▸ **WHAT YOU ARE ASKED TO DO**
Every line of the listing must be reproduced as it stands. Leave the images behind.

Start of DATA SECTION

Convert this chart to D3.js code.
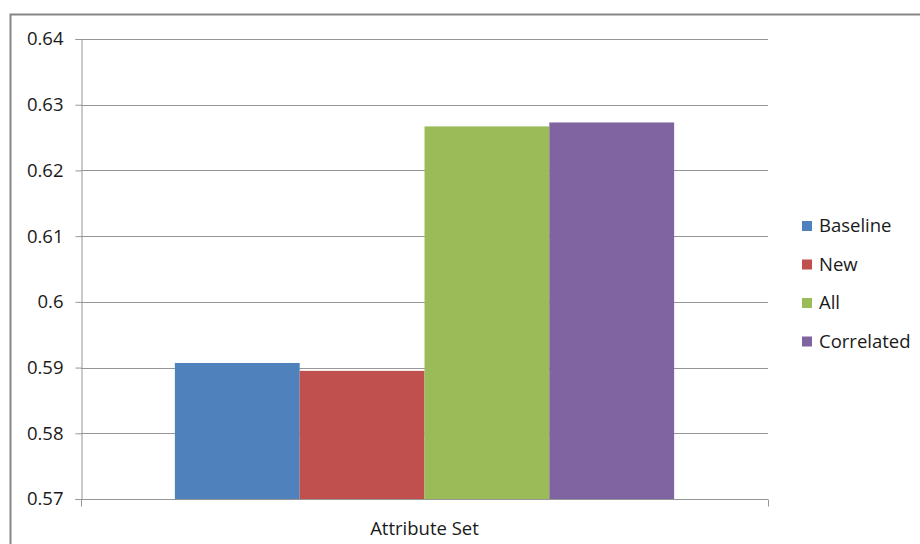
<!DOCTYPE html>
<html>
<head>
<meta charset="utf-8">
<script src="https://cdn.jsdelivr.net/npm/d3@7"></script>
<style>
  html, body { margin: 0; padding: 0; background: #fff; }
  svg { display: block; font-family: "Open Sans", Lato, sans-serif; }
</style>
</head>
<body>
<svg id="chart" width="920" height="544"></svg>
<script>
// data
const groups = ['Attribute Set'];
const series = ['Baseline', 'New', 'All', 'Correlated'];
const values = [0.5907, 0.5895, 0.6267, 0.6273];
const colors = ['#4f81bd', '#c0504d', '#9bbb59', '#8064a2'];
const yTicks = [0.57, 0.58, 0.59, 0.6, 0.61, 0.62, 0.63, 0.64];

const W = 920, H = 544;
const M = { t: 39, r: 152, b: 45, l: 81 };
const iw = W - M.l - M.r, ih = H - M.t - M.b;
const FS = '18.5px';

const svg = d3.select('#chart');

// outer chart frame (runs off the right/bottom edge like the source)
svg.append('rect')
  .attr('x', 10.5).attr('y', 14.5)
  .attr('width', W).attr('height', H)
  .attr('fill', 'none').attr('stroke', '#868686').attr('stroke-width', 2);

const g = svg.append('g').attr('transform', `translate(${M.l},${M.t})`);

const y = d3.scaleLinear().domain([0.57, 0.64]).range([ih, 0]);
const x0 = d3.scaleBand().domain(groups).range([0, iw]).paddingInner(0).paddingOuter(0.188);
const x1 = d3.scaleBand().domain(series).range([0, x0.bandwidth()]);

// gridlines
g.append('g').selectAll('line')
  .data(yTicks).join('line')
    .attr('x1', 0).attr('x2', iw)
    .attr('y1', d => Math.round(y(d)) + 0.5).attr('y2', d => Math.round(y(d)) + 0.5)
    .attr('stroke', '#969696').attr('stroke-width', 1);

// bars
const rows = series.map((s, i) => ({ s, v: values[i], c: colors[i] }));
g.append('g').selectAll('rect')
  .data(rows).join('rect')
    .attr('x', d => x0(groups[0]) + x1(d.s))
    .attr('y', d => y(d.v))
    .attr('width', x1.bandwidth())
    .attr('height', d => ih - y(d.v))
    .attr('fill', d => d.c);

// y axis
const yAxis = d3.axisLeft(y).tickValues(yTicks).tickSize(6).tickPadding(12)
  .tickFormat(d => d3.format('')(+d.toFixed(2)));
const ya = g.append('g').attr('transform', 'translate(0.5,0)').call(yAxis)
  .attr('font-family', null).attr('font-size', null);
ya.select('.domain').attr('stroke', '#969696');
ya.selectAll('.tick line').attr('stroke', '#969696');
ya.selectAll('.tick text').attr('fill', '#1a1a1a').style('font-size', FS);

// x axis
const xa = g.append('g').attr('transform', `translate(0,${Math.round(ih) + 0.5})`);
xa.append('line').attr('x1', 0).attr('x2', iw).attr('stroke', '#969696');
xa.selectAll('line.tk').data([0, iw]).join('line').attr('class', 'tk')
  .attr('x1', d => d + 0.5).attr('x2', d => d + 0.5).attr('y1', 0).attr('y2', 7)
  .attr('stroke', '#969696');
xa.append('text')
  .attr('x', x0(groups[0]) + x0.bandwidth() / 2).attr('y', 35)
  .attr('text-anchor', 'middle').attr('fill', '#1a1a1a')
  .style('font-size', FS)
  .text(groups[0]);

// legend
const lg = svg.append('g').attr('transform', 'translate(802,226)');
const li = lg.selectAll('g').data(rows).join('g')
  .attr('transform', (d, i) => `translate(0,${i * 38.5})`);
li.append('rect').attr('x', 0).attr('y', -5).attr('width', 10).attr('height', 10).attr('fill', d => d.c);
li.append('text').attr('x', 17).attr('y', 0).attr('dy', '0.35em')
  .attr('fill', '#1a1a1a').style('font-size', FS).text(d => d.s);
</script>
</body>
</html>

End of DATA SECTION

▸ **ANSWER TO THIS EXERCISE**
Convert this chart to D3.js code.
<!DOCTYPE html>
<html>
<head>
<meta charset="utf-8">
<script src="https://cdn.jsdelivr.net/npm/d3@7"></script>
<style>
  html, body { margin: 0; padding: 0; background: #fff; }
  svg { display: block; font-family: "Open Sans", Lato, sans-serif; }
</style>
</head>
<body>
<svg id="chart" width="920" height="544"></svg>
<script>
// data
const groups = ['Attribute Set'];
const series = ['Baseline', 'New', 'All', 'Correlated'];
const values = [0.5907, 0.5895, 0.6267, 0.6273];
const colors = ['#4f81bd', '#c0504d', '#9bbb59', '#8064a2'];
const yTicks = [0.57, 0.58, 0.59, 0.6, 0.61, 0.62, 0.63, 0.64];

const W = 920, H = 544;
const M = { t: 39, r: 152, b: 45, l: 81 };
const iw = W - M.l - M.r, ih = H - M.t - M.b;
const FS = '18.5px';

const svg = d3.select('#chart');

// outer chart frame (runs off the right/bottom edge like the source)
svg.append('rect')
  .attr('x', 10.5).attr('y', 14.5)
  .attr('width', W).attr('height', H)
  .attr('fill', 'none').attr('stroke', '#868686').attr('stroke-width', 2);

const g = svg.append('g').attr('transform', `translate(${M.l},${M.t})`);

const y = d3.scaleLinear().domain([0.57, 0.64]).range([ih, 0]);
const x0 = d3.scaleBand().domain(groups).range([0, iw]).paddingInner(0).paddingOuter(0.188);
const x1 = d3.scaleBand().domain(series).range([0, x0.bandwidth()]);

// gridlines
g.append('g').selectAll('line')
  .data(yTicks).join('line')
    .attr('x1', 0).attr('x2', iw)
    .attr('y1', d => Math.round(y(d)) + 0.5).attr('y2', d => Math.round(y(d)) + 0.5)
    .attr('stroke', '#969696').attr('stroke-width', 1);

// bars
const rows = series.map((s, i) => ({ s, v: values[i], c: colors[i] }));
g.append('g').selectAll('rect')
  .data(rows).join('rect')
    .attr('x', d => x0(groups[0]) + x1(d.s))
    .attr('y', d => y(d.v))
    .attr('width', x1.bandwidth())
    .attr('height', d => ih - y(d.v))
    .attr('fill', d => d.c);

// y axis
const yAxis = d3.axisLeft(y).tickValues(yTicks).tickSize(6).tickPadding(12)
  .tickFormat(d => d3.format('')(+d.toFixed(2)));
const ya = g.append('g').attr('transform', 'translate(0.5,0)').call(yAxis)
  .attr('font-family', null).attr('font-size', null);
ya.select('.domain').attr('stroke', '#969696');
ya.selectAll('.tick line').attr('stroke', '#969696');
ya.selectAll('.tick text').attr('fill', '#1a1a1a').style('font-size', FS);

// x axis
const xa = g.append('g').attr('transform', `translate(0,${Math.round(ih) + 0.5})`);
xa.append('line').attr('x1', 0).attr('x2', iw).attr('stroke', '#969696');
xa.selectAll('line.tk').data([0, iw]).join('line').attr('class', 'tk')
  .attr('x1', d => d + 0.5).attr('x2', d => d + 0.5).attr('y1', 0).attr('y2', 7)
  .attr('stroke', '#969696');
xa.append('text')
  .attr('x', x0(groups[0]) + x0.bandwidth() / 2).attr('y', 35)
  .attr('text-anchor', 'middle').attr('fill', '#1a1a1a')
  .style('font-size', FS)
  .text(groups[0]);

// legend
const lg = svg.append('g').attr('transform', 'translate(802,226)');
const li = lg.selectAll('g').data(rows).join('g')
  .attr('transform', (d, i) => `translate(0,${i * 38.5})`);
li.append('rect').attr('x', 0).attr('y', -5).attr('width', 10).attr('height', 10).attr('fill', d => d.c);
li.append('text').attr('x', 17).attr('y', 0).attr('dy', '0.35em')
  .attr('fill', '#1a1a1a').style('font-size', FS).text(d => d.s);
</script>
</body>
</html>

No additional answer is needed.